The Pitted Ware culture (ca 3200 BC– ca 2300 BC) was a neolithic Hunter-gatherer culture in southern Scandinavia, mainly along the coasts of Svealand, Götaland, Åland, north-eastern Denmark and southern Norway. It was first contemporary and overlapping with the agricultural Funnelbeaker culture, and later with the agricultural Corded Ware culture.
The culture has been named after the ornamentation of its pottery, which is usually round pits and horizontal lines. The vessels are uniform and have usually pointed bottoms in order to facilitate positioning in the soil or on the hearth. Their height varies from only a few cm to 40. The settlements on the Swedish east coast have produced large quantities of pottery. At Fagervik on Bråviken in Östergötland archaeologists have found 170 000 shards, but few flint objects. The pottery from Fagervik have provided a chronology with five phases. Fagervik 1 represents pottery from the Funnel Beaker culture while Fagervik 2-4 represents Pitted Ware pottery, Fagervik 3 and 4 are considered typical Pitted Ware pottery. Fagervik 4 is usually very porous because the clay was tempered with limestone. Fagervik 5 contains pottery from the Corded Ware culture.
Tanged arrow heads made from blades of flintstone are abundant on Scandinavia's west coast, while pottery is sparse. The culture was consequently less homogeneous than the contemporary and overlapping agricultural cultures.

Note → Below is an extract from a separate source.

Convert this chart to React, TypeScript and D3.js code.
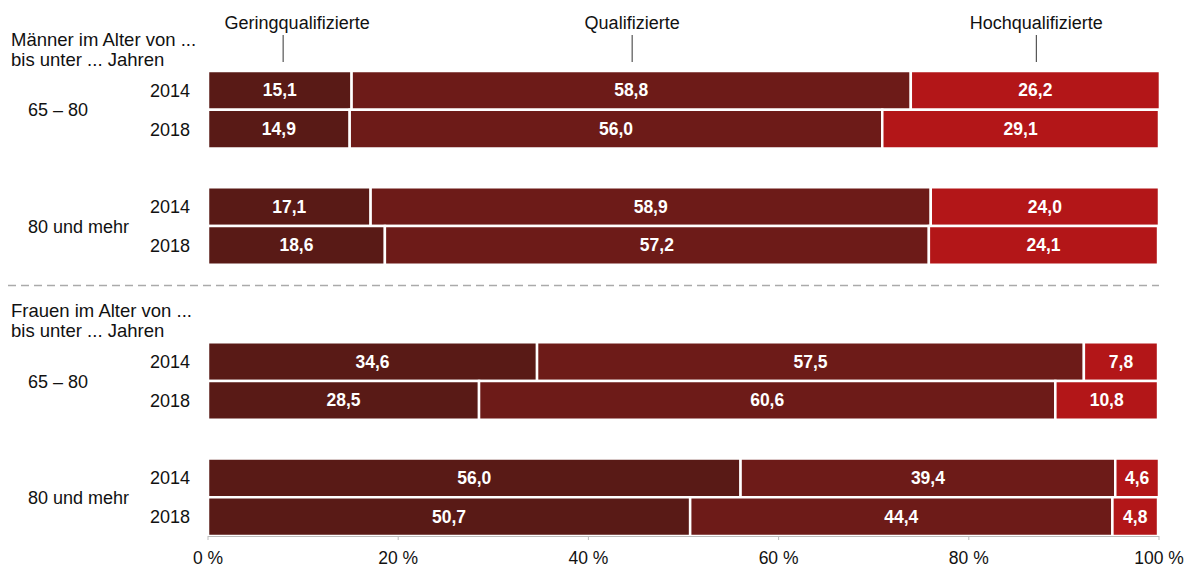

Its array of tools and weapons is largely borrowed from the Funnelbeaker and the Corded Ware cultures, while these cultures stayed very conservative with their own. The characteristic pottery is probably based on that of the Funnelbeaker culture, but what was unique for the Pitted Ware culture were the small clay figurines of animals.
The unique Alvastra Pile Dwelling in south-western Östergötland belongs to the Pitted Ware culture when the pottery is concerned, but to the Funnelbeaker culture in tools and weapons. Hunting and gathering in combination with agriculture and animal husbandry points to a mixed economy, a combination which was probably common in southern Scandinavia at the time.